Starting college is undeniably a major life event and can be incredibly daunting to some students, especially first generation college students and late-bloomers. The First Year Experience program is a crash course in navigating and thriving in a college environment. An umbrella title given to several interrelated programs, FYE is helping students assimilate, succeed, and become the autonomous, resilient, and confident neophytes they were born to be. Initiated in 2013 after the arrival of Cuyahoga Community College’s most recent President, Dr.Alex Johnson, the program is provided as a lifeline for students who have no idea where financial aid starts, and student services ends. The course is available across all campuses, and is administered by a team of certified professionals in the fields of both education and psychology. The required course and its activities, seminars and workshops, give a small boost of confidence and understanding. However, what many of us do not know is that the buck doesn’t stop at the class itself.
Dr. Terry Webb has spent a great deal of time and energy making sure new students have the confidence and proficiency it will take to traverse this new environment. Serving as the Assistant Dean of Counseling, Dr. Webb’s face and title is well known to the students of the Metropolitan Campus as he has personally conducted numerous workshops on campus. Furthermore, he also works hand-in-hand with students who have competing responsibilities, learning disabilities, or even those who have had what seems like a streak of bad luck. Alongside his credentials in education, Webb is licensed and enthusiastic when it comes to mental health aid and support. When I asked for him to put FYE into his own words, he compared the process of sculpting a successful college student to something else he enjoys whole-heartedly; Yard work.
“I am one of those people who enjoy getting outside and doing yard work. When you prepare your lawn in the spring, you need to fertilize the soil and introduce the nutrients to the roots.” Dr. Webb explained, giggling at his own choice of simile. “In order to fully benefit from the nutrients you are adding, you need to go through and trim the dead and dying ends. That is just like a student coming to Tri-C. We will give you the nutrients to fertilize your soils and help you to shed off the counterproductive habits and tendencies you don’t realize is draining you.”

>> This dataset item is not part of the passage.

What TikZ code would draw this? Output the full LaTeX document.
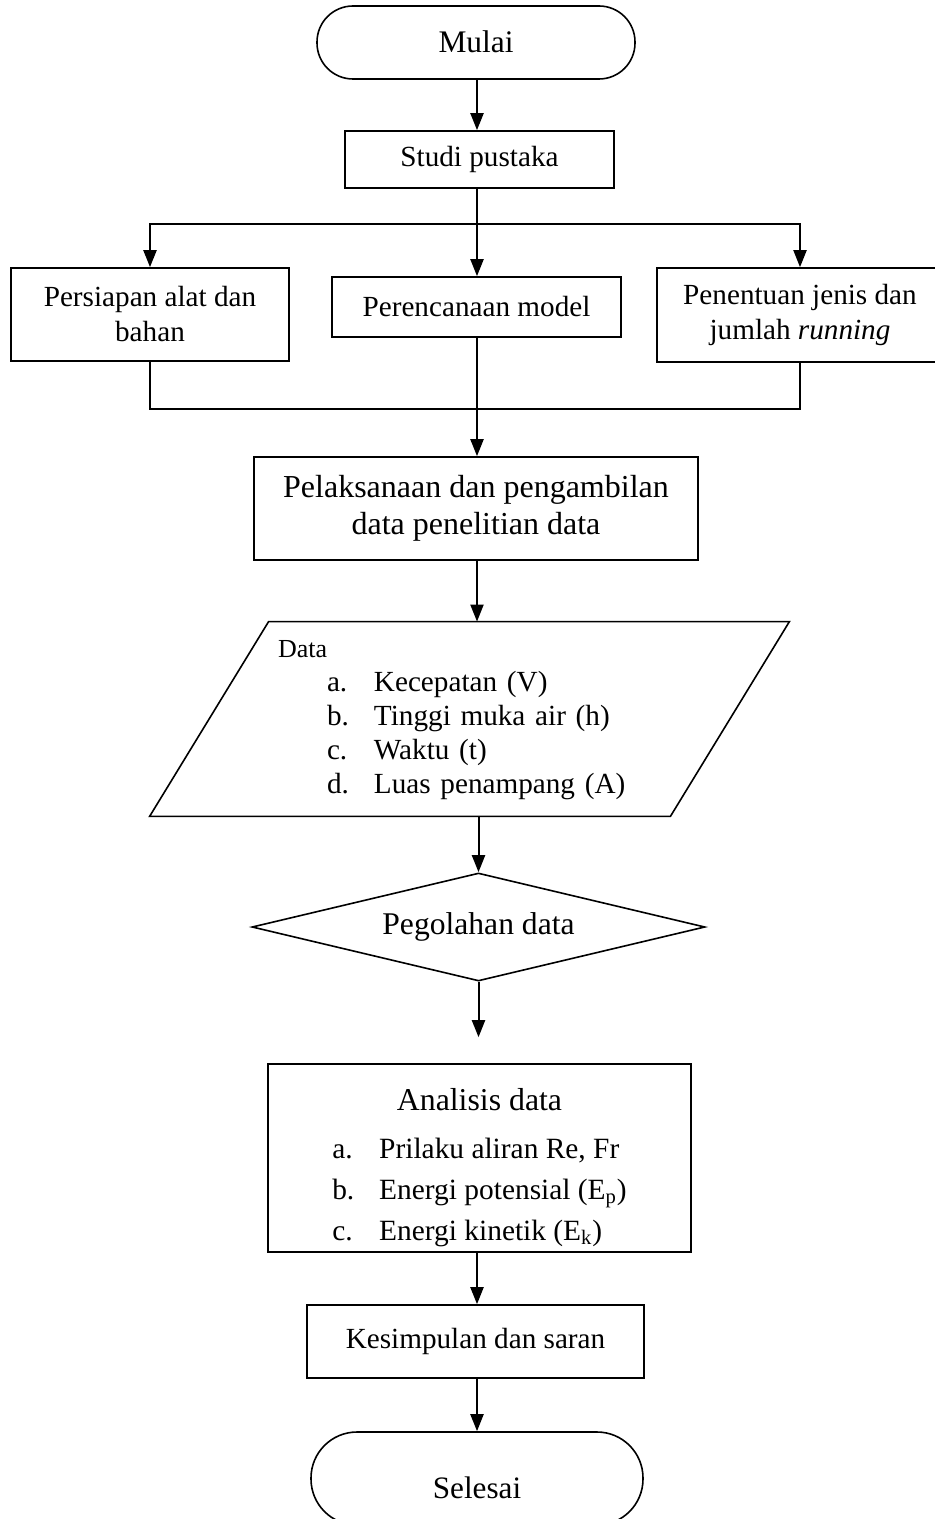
\documentclass[tikz,border=0pt]{standalone}
\usepackage{fontspec}
\setmainfont{Liberation Serif}
\usetikzlibrary{arrows.meta,shapes.geometric,calc}
\newcommand\myfs[2]{\fontsize{#1}{#2}\selectfont}
\begin{document}
\begin{tikzpicture}[x=0.5pt,y=-0.5pt,
  box/.style={draw,line width=0.8pt,inner sep=0pt},
  arr/.style={line width=1pt,-{Triangle[length=8.5pt,width=6.5pt]}},
  ln/.style={line width=1pt}]
\useasboundingbox (0,0) rectangle (935,1519);
\coordinate (axis) at (477,0);
\coordinate (br) at (477,224);
\coordinate (jn) at (477,409);

\node[box,rounded corners=18pt,minimum width=159pt,minimum height=36.5pt,text height=11pt,text depth=1pt,font=\myfs{15.7}{18}] (mulai) at (476,42.5) {Mulai};
\node[box,minimum width=134.5pt,minimum height=28.5pt,font=\myfs{14.6}{17.5}] (studi) at (479.5,159.5) {Studi pustaka};

\node[box,align=center,minimum width=139pt,minimum height=46.5pt,font=\myfs{14.6}{17.5}] (persiapan) at (150,314.5) {Persiapan alat dan\\bahan};
\node[box,minimum width=144.5pt,minimum height=30pt,font=\myfs{14.6}{17.5}] (perencanaan) at (476.5,307) {Perencanaan model};
\node[box,align=center,minimum width=143pt,minimum height=47pt,font=\myfs{14.6}{17.5}] (penentuan) at (800,315) {Penentuan jenis dan\\jumlah \textit{running}};

\node[box,align=center,minimum width=222pt,minimum height=51.5pt,font=\myfs{16}{18.5}] (pelaksanaan) at (476,508.5) {Pelaksanaan dan pengambilan\\data penelitian data};

\node[inner sep=0pt,minimum width=319.5pt,minimum height=97pt,text width=191.5pt,align=left,font=\myfs{14.6}{17}] (data) at (469.5,719)
{\noindent\begin{tabular}{@{\hspace{24.5pt}}p{23.5pt}@{}l@{}}
\multicolumn{2}{@{}l@{}}{\myfs{13}{15}Data}\\
a. & Kecepatan (V)\\
b. & Tinggi muka air (h)\\
c. & Waktu (t)\\
d. & Luas penampang (A)
\end{tabular}};
\draw[line width=0.8pt] (data.south west) -- ([xshift=-59.5pt]data.south east) -- (data.north east) -- ([xshift=59.5pt]data.north west) -- cycle;

\node[draw,line width=0.8pt,diamond,aspect=4.19,inner sep=0pt,minimum width=226.5pt,minimum height=54pt,font=\myfs{15.8}{18}] (olah) at (478.5,927) {Pegolahan data};

\node[box,minimum width=211.5pt,minimum height=94pt,text height=0pt,text depth=48pt,font=\myfs{14.7}{20.5}] (analisis) at (479.5,1158)
{\begin{tabular}[t]{@{}p{23.5pt}@{}l@{}}
\multicolumn{2}{@{}c@{}}{\myfs{15.9}{20}Analisis data}\\[3.5pt]
a. & Prilaku aliran Re, Fr\\
b. & Energi potensial (E\textsubscript{p})\\
c. & Energi kinetik (E\textsubscript{k})
\end{tabular}};

\node[box,minimum width=168.5pt,minimum height=36.5pt,font=\myfs{14.6}{17.5}] (kesimpulan) at (475.5,1341.5) {Kesimpulan dan saran};
\node[box,rounded corners=23pt,minimum width=166pt,minimum height=46.5pt,text height=19.6pt,text depth=0pt,font=\myfs{15.6}{18}] (selesai) at (477,1478.5) {Selesai};

% connectors
\draw[arr] (mulai.south -| axis) -- (studi.north -| axis);
\draw[arr] (studi.south -| axis) -- (perencanaan.north -| axis);
\draw[arr] (br) -| (persiapan.north);
\draw[arr] (br) -| (penentuan.north);
\draw[ln] (persiapan.south) |- (jn) -| (penentuan.south);
\draw[arr] (perencanaan.south -| axis) -- (pelaksanaan.north -| axis);
\draw[arr] (pelaksanaan.south -| axis) -- (data.north -| axis);
\draw[arr] (data.south -| olah.north) -- (olah.north);
\draw[arr] (olah.south) -- ($(analisis.north -| olah.south)+(0,13pt)$);
\draw[arr] (analisis.south -| axis) -- (kesimpulan.north -| axis);
\draw[arr] (kesimpulan.south -| axis) -- (selesai.north -| axis);
\end{tikzpicture}
\end{document}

However, one of the biggest reasons FYE is so effective is the empathy shown by the faculty. Understanding that life continues regardless of one’s collegiate responsibilities, the counselors at Tri-c will help you sort through any red or yellow tape you may come across, academically, financially, and emotionally. Be it poverty, learning disability or anxiety, FYE connects you early on with resources and options for overcoming all the hurdles and misfortunes that lay in your path. Even things like help with self-perception and validation is offered through these outlets. Dr.Webb himself stressing the importance of the course helps you identify strengths and weaknesses and can help you organize and sift through all the calluses and handicaps one may have acquired on the paths that led us to the doors of this institution. Dr. Webb referred to this as a “Biopsychosocial Approach”; Factoring in one’s biological, psychological and socio-environmental components to better assist with their development. Essentially, we need reminding that we are not incapable or too damaged to dominate in our efforts; Rather we just need a bit of trimming around the unseemly bits.
FYE provides a friendly reminder that we are human and life is confusing and uncertain, but we as Tri—Students and customers, have access to a myriad of people, programs, and promotion here at Tri-c. Empathy and motivation early on is a sure fire way to boost a student’s chances of success. Tri-c hopes this program will keep the molehills from seeming like mountains, and lets students approach this new, bewildering journey with vigor and grace.
According to a First-Year Survey conducted by CIRP located at University of California, Los Angeles,
For more information or assistance with any hiccup, snag, or downright barricade you may stumble upon in your academic odyssey, please contact your campuses Counseling Center to schedule an appointment. We are not alone in this. So please, remember the warm words of our old pal Mr. (Fred) Rogers: “Look for the helpers. You will always find people who are helping.”